A typical collected record (GPU core/memory) maps to config fields as shown:
{
"id": "cab9881e380fcf72726ccf45565ffc2d", # Auto-generated from agreed fields
"kind": "Vgpu", # Matches kind in config
"name": "GPU-2eec4202-80dc-870f-3ca5-25879d96eca7", # From usage.mappers.name
"namespace": "cpaas-system", # From usage.mappers.namespace
"cluster": "default-cluster", # Cluster where the agent runs
"project": "cpaas-system", # Derived from namespace
"labels": { # From labels.query if configured
"key1": "val1",
"key2": "val2"
},
"date": "2024-04-29T00:00:00Z", # Start of that day
"period": "hourly", # Matches period in config
"start": "2024-04-29T00:05:00Z", # Period start
"end": "2024-04-29T00:59:59Z", # Period end
"category": "VgpuCore", # Matches category in config
"item": "VgpuCoreUsed", # Matches item in config
"usage": 200 # From usage query result
}
Now create the ConfigMap for the agent (GPU core & memory):
apiVersion: v1
data:
config: |
- kind: Vgpu # Required; must be consistent with server config
category: VgpuCore # Required; must be consistent with server config
item: VgpuCoreUsed # Required and unique; must match server config
period: Hourly # Required; Hourly or Daily; prefer Hourly
labels: # Optional; enrich usage with labels from this query
query: "vgpu_core_labels{}" # E.g., add GPU model, vendor to labels
mappers:
name: deviceuuid # Map deviceuuid as name
namespace: podnamespace # Map podnamespace as namespace
cluster: "" # Leave empty to auto-fill current cluster
project: "" # Leave empty to auto-fill project from namespace
usage: # Required; usage query (grouped by deviceuuid,podnamespace)
query: "sum by (deviceuuid, podnamespace) (rate(vgpu_core_usage_seconds_total{}[5m]))"
step: 5m # Required; step for sampling points
mappers:
name: deviceuuid # Map deviceuuid to name
namespace: podnamespace # Map podnamespace to namespace
cluster: "" # Auto-fill if empty
project: "" # Auto-fill if empty
- kind: Vgpu # Second billing item
category: VgpuMemory # Must be consistent with server config
item: VgpuMemoryUsed # Unique item name
period: Hourly
labels:
query: "vgpu_core_labels{}"
mappers:
name: deviceuuid
namespace: podnamespace
cluster: ""
project: ""
usage:
query: "sum by (deviceuuid, podnamespace) (avg_over_time(vgpu_memory_usage_bytes{}[5m]))"
step: 5m
mappers:
name: deviceuuid
namespace: podnamespace
cluster: ""
project: ""
kind: ConfigMap
metadata:
labels:
cpaas.io/slark.collection.config: "true" # Required; enables collection config
name: slark-agent-project-config-vgpu
namespace: cpaas-system # Required;
After adding the yaml , you need to restart the Agent Pod to reload the configurations.

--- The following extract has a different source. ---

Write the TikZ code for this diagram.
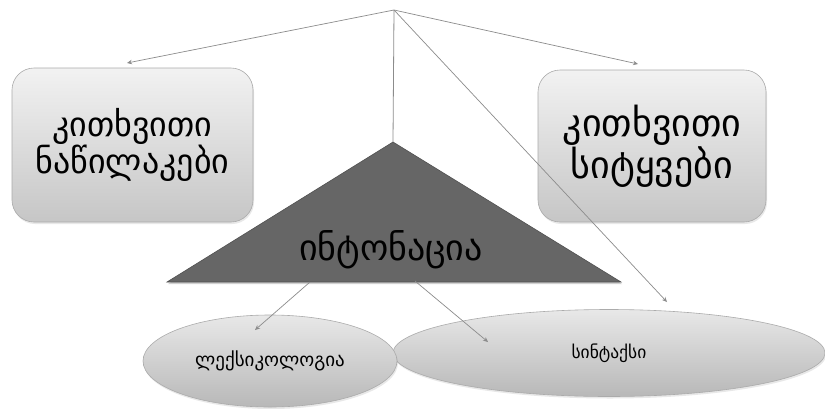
\documentclass[tikz,border=0pt]{standalone}
\usepackage{fontspec}
\newfontfamily\geo{DejaVu Sans}
\usetikzlibrary{shapes.geometric,arrows.meta,shadows,calc}
\definecolor{linegray}{HTML}{8C8C8C}
\definecolor{boxline}{HTML}{ABABAB}
\definecolor{boxtop}{HTML}{F2F2F2}
\definecolor{boxbot}{HTML}{C6C6C6}
\definecolor{elltop}{HTML}{E8E8E8}
\definecolor{ellbot}{HTML}{B8B8B8}
\definecolor{tri}{HTML}{666666}
\definecolor{triline}{HTML}{505050}
\begin{document}
\begin{tikzpicture}[x=1pt,y=-1pt,
  arr/.style={draw=linegray, line width=0.7pt, -{Stealth[length=5pt,width=4.5pt]}},
  plain/.style={draw=linegray, line width=0.8pt},
  gbox/.style={rectangle, rounded corners=22pt, draw=boxline, line width=0.6pt,
    top color=boxtop, bottom color=boxbot, align=center, inner sep=0pt,
    drop shadow={opacity=0.18, shadow xshift=1pt, shadow yshift=-2pt}},
  gell/.style={ellipse, draw=boxline, line width=0.6pt, top color=elltop,
    bottom color=ellbot, inner sep=0pt,
    drop shadow={opacity=0.18, shadow xshift=1pt, shadow yshift=-2pt}},
  lbl/.style={inner sep=0pt}]
\useasboundingbox[fill=white] (0,0) rectangle (825,408);
% boxes
\node[gbox, minimum width=241pt, minimum height=154pt,
  font=\geo\fontsize{34}{32}\selectfont] (lbox) at (132.5,145)
  {კითხვითი\\ნაწილაკები};
\node[gbox, minimum width=228pt, minimum height=152pt,
  font=\geo\fontsize{38}{36}\selectfont] (rbox) at (652,146)
  {კითხვითი\\სიტყვები};
% ellipses
\node[gell, minimum width=432pt, minimum height=87pt,
  font=\geo\fontsize{17.5}{19}\selectfont] (syn) at (609,353) {სინტაქსი};
\node[gell, minimum width=254pt, minimum height=92pt,
  font=\geo\fontsize{19}{21}\selectfont] (lex) at (270,361) {ლექსიკოლოგია};
% triangle
\coordinate (apex) at (393,142);
\coordinate (tl) at (167,282);
\coordinate (tr) at (621,282);
\fill[black, opacity=0.18] ($(apex)+(1,2)$) -- ($(tl)+(1,2)$) -- ($(tr)+(1,2)$) -- cycle;
\draw[triline, fill=tri, line width=0.6pt] (apex) -- (tl) -- (tr) -- cycle;
\node[lbl, font=\geo\fontsize{36}{38}\selectfont] (into) at (391,250) {ინტონაცია};
% connectors
\coordinate (top) at (394,10);
\coordinate (lend) at (127,63);
\coordinate (rend) at (638,64);
\coordinate (send) at (667,302);
\coordinate (b1) at (310,282);
\coordinate (b2) at (415,281);
\coordinate (e1) at (255,330);
\coordinate (e2) at (488,342);
\draw[plain] (top) -- (apex);
\draw[arr] (top) -- (lend);
\draw[arr] (top) -- (rend);
\draw[arr] (top) -- (send);
\draw[arr] (b1) -- (e1);
\draw[arr] (b2) -- (e2);
\end{tikzpicture}
\end{document}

kubectl delete pods -n cpaas-system -l service_name=slark-agent
Add Display/Storage Config (Cost Management Server)
Create a ConfigMap in the cluster where the Cost Management Server runs to declare billing items, methods, units, and display names. This tells the server what and how to bill.
apiVersion: v1
data:
config: |
- name: VgpuCore # Billing item name; must match category above
displayname:
zh: "Vgpu"
en: "Vgpu"
methods: # List of billing methods (unique names)
- name: Usage # Method name
displayname:
zh: "使用量"
en: "Used Usage"
item: VgpuCoreUsed # Must match the agent config item
divisor: 1000 # Unit conversion (e.g., mCPU to cores)
unit:
zh: "core-hours"
en: "core-hours"
- name: VgpuMemory # Second billing item
displayname:
zh: "Vgpu 显存"
en: "VgpuMemory"
methods:
- name: Used
displayname:
zh: "使用量"
en: "Used Usage"
item: VgpuMemoryUsed
divisor: 1073741824 # bytes -> Gi
unit:
zh: "Gi-hours"
en: "Gi-hours"
kind: ConfigMap
metadata:
labels:
cpaas.io/slark.display.config: "true" # Required; enables display/storage config
name: slark-display-config-for-vgpu
namespace: kube-public # Required;
After adding the yaml , you need to restart the Server Pod to reload the configurations.
kubectl delete pods -n cpaas-system -l service_name=slark-server
Notes and Best Practices
- Keep naming consistent across agent and server configs:
kind, category, and item must match.
- Prefer Hourly for finer granularity and faster feedback.
- Ensure label metrics can be joined with usage via a shared label (for example,
deviceuuid).
- Validate PromQL locally before rollout; monitor initial runs for data sanity.
- Start small (few clusters/items), then scale after validation.